** Start of Data shown **

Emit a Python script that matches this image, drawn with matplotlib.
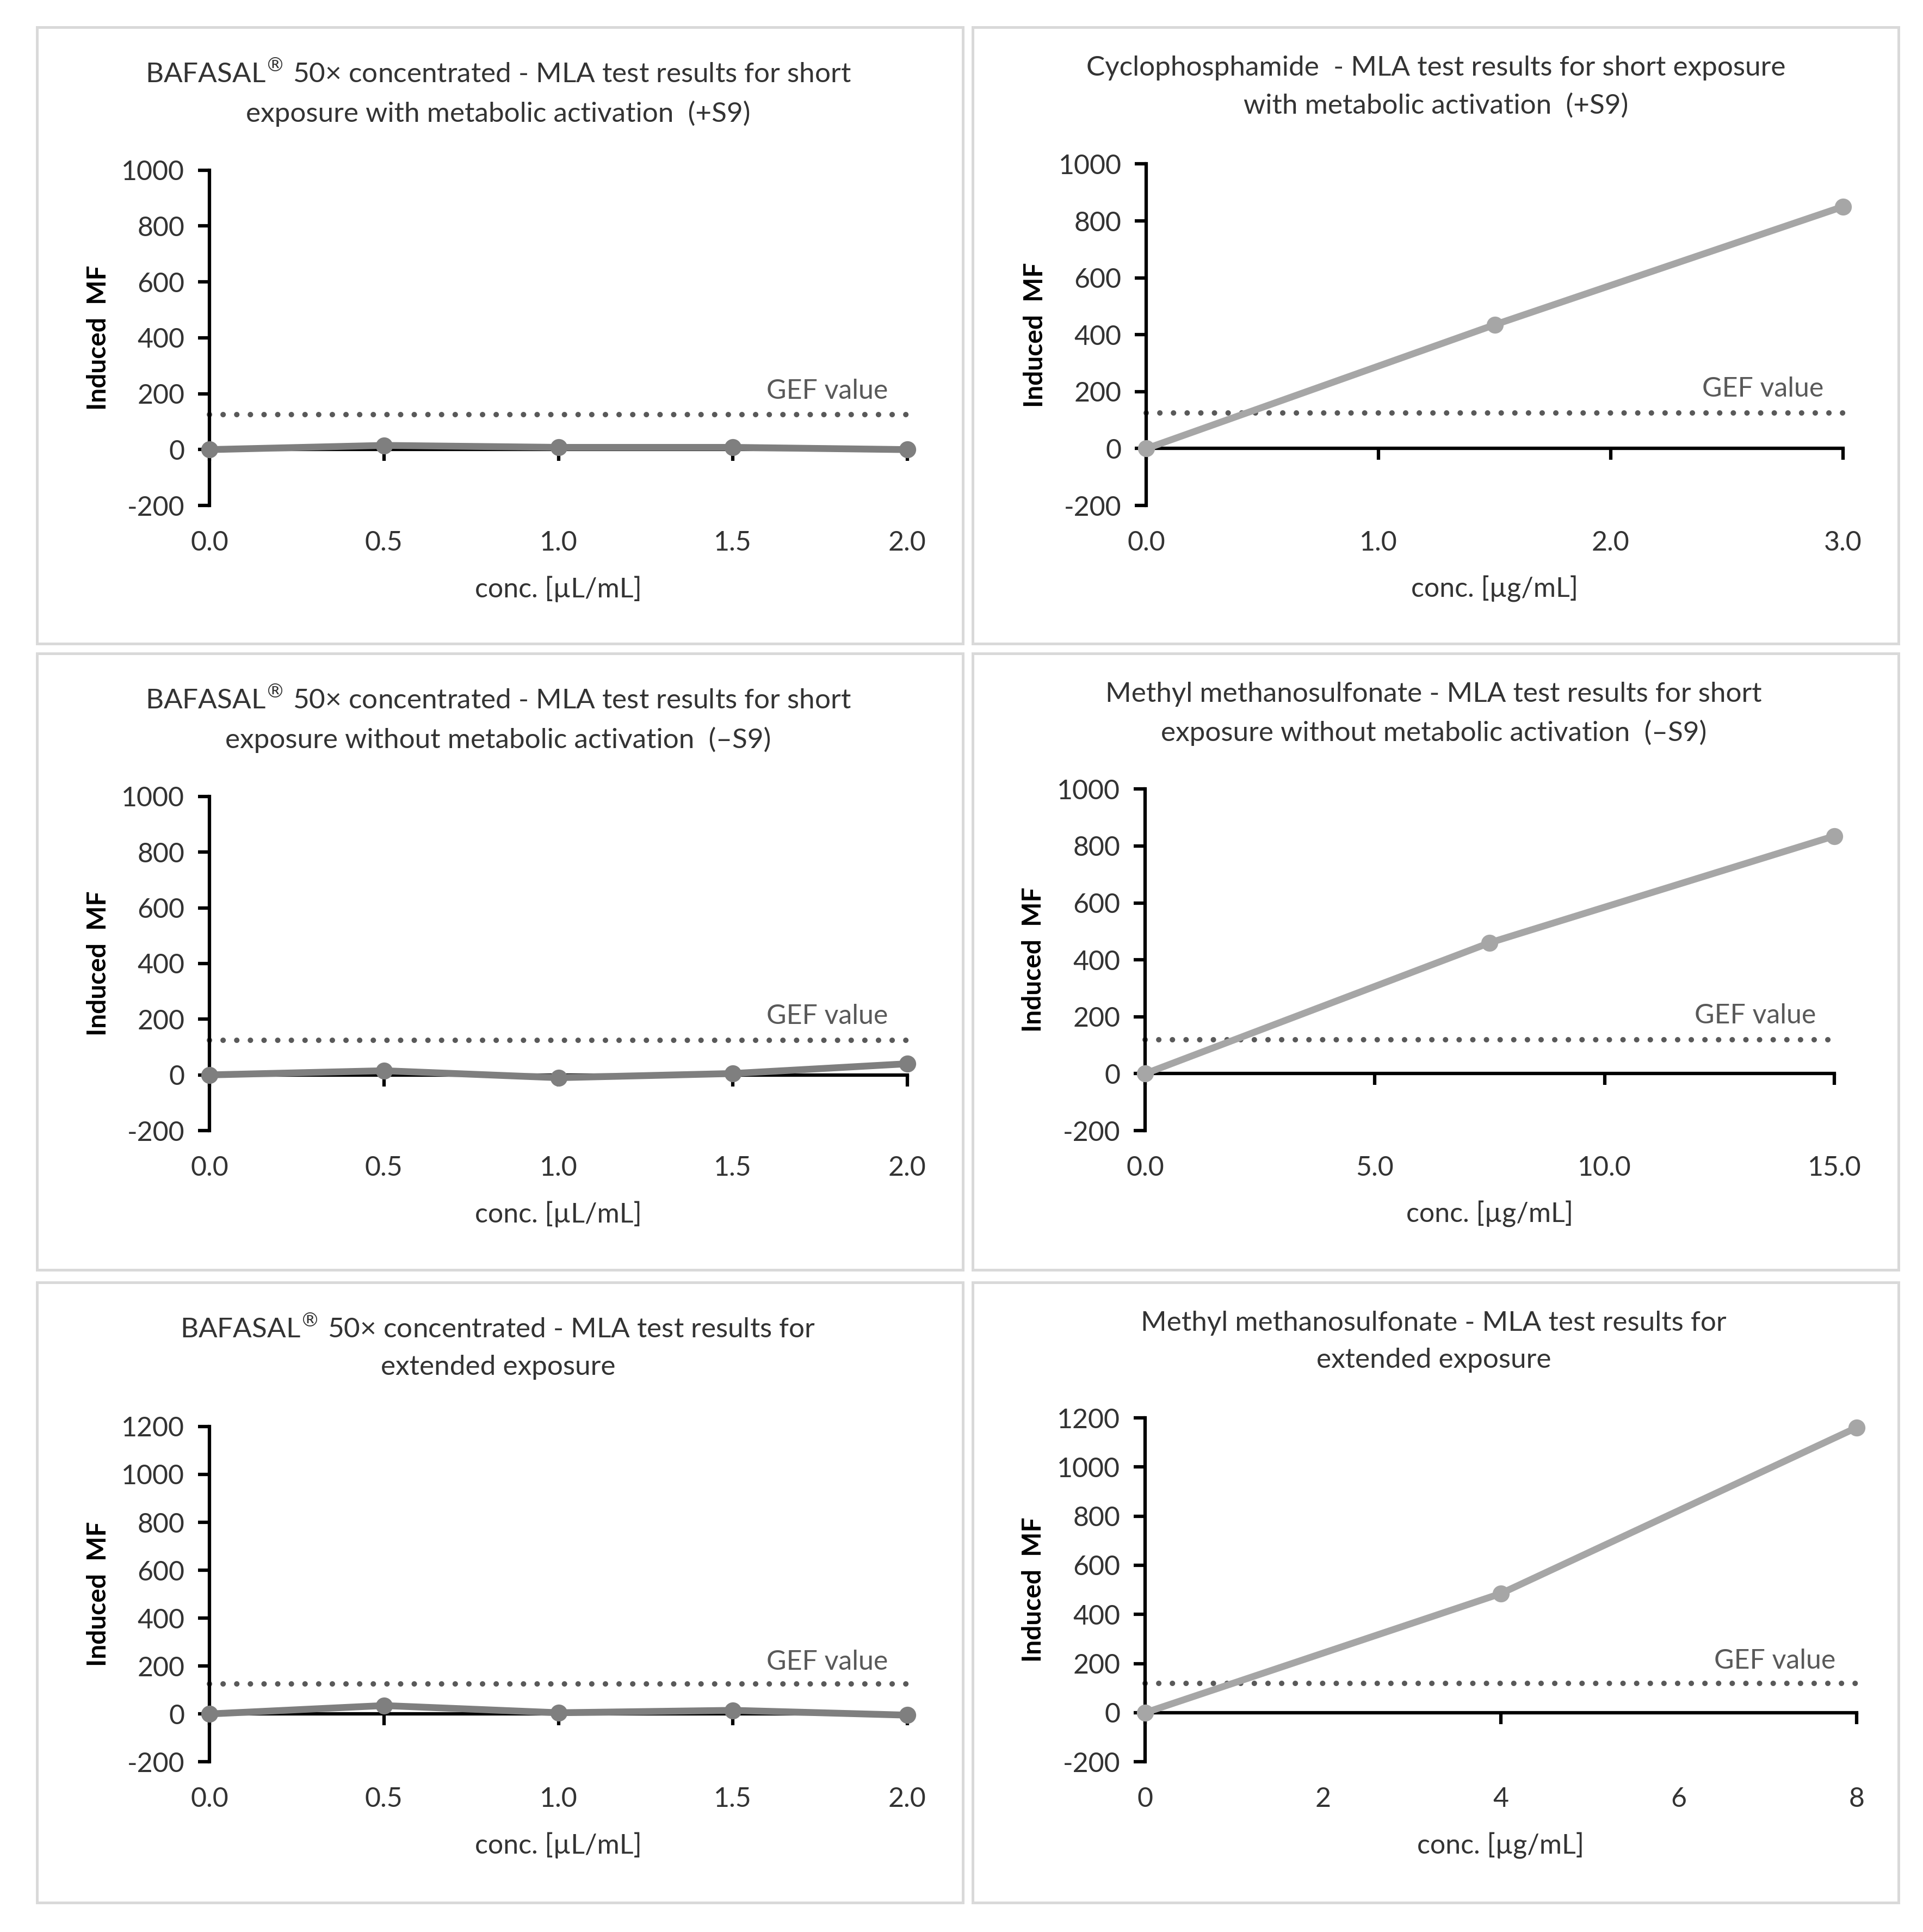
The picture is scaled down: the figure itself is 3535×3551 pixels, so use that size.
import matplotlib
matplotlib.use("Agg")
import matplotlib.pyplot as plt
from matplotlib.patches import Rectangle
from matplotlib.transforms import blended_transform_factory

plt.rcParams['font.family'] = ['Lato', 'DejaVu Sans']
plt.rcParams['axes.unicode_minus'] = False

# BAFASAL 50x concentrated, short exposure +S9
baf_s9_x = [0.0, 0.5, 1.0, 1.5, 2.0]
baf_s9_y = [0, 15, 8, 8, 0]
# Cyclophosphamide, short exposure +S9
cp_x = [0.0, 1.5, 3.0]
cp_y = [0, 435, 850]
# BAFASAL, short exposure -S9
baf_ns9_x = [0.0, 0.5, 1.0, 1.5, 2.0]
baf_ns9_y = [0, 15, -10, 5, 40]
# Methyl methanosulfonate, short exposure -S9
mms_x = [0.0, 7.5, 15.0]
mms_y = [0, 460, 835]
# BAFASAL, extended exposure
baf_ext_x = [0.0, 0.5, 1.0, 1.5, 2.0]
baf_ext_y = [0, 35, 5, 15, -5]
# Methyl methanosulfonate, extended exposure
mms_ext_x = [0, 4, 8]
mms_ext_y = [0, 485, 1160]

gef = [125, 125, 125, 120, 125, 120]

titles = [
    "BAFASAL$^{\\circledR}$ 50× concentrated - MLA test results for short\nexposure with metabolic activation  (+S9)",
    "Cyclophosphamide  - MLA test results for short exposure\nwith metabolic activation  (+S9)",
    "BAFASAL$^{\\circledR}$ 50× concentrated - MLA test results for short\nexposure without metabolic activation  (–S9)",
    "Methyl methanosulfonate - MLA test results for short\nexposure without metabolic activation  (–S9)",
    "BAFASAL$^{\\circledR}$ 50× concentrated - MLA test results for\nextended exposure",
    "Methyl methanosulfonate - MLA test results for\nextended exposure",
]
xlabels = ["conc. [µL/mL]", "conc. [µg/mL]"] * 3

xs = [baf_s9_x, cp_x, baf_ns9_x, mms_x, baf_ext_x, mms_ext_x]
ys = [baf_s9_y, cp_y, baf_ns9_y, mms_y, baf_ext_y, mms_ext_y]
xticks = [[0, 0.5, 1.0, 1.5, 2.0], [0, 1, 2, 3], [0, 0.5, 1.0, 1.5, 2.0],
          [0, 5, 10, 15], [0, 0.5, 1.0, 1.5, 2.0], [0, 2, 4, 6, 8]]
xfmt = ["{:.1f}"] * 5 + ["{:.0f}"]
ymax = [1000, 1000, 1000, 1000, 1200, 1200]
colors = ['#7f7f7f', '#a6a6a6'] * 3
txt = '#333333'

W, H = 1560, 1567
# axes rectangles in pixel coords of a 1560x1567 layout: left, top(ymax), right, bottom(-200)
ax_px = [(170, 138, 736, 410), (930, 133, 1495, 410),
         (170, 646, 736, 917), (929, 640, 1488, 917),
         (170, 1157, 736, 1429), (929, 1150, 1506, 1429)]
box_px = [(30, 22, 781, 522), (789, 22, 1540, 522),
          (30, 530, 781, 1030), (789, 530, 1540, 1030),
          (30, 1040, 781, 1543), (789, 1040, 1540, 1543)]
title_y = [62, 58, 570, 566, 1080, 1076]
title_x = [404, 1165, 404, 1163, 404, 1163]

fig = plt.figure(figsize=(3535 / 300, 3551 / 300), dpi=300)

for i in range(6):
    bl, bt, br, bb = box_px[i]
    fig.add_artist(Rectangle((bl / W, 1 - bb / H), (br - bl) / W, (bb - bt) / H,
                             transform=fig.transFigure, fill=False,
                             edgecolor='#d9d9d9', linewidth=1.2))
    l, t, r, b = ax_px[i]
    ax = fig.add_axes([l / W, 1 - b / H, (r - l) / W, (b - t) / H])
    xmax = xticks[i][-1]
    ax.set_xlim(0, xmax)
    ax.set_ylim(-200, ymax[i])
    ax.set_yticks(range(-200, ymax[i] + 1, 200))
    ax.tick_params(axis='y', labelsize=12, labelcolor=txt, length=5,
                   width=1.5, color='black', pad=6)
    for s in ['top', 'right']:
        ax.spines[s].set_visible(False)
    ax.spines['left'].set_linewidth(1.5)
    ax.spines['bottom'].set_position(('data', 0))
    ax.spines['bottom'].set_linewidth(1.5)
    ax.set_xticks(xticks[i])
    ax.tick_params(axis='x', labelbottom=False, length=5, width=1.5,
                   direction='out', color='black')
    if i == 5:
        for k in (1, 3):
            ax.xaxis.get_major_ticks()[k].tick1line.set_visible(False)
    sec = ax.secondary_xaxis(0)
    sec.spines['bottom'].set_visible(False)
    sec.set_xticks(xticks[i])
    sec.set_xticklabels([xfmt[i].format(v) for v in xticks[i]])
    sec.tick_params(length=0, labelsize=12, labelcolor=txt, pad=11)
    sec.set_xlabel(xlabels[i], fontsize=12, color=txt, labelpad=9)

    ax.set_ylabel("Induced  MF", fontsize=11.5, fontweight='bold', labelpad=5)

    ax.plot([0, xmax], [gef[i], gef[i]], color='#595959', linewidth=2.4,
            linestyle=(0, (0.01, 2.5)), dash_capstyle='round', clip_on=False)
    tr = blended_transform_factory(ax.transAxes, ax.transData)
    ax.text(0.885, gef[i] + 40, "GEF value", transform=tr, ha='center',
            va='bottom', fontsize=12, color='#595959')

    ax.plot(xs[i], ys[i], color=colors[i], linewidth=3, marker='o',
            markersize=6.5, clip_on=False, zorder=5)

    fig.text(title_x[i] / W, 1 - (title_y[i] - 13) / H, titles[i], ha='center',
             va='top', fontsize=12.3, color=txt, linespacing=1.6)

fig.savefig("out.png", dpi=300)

** End of Data shown **

§ Task instructions
Reproduce word for word the material above, beginning with the line that contains "The picture is" and ending with the line that contains "gef = [125, 125, 125, 120, 125, 120]".

§ Solution
The picture is scaled down: the figure itself is 3535×3551 pixels, so use that size.
import matplotlib
matplotlib.use("Agg")
import matplotlib.pyplot as plt
from matplotlib.patches import Rectangle
from matplotlib.transforms import blended_transform_factory

plt.rcParams['font.family'] = ['Lato', 'DejaVu Sans']
plt.rcParams['axes.unicode_minus'] = False

# BAFASAL 50x concentrated, short exposure +S9
baf_s9_x = [0.0, 0.5, 1.0, 1.5, 2.0]
baf_s9_y = [0, 15, 8, 8, 0]
# Cyclophosphamide, short exposure +S9
cp_x = [0.0, 1.5, 3.0]
cp_y = [0, 435, 850]
# BAFASAL, short exposure -S9
baf_ns9_x = [0.0, 0.5, 1.0, 1.5, 2.0]
baf_ns9_y = [0, 15, -10, 5, 40]
# Methyl methanosulfonate, short exposure -S9
mms_x = [0.0, 7.5, 15.0]
mms_y = [0, 460, 835]
# BAFASAL, extended exposure
baf_ext_x = [0.0, 0.5, 1.0, 1.5, 2.0]
baf_ext_y = [0, 35, 5, 15, -5]
# Methyl methanosulfonate, extended exposure
mms_ext_x = [0, 4, 8]
mms_ext_y = [0, 485, 1160]

gef = [125, 125, 125, 120, 125, 120]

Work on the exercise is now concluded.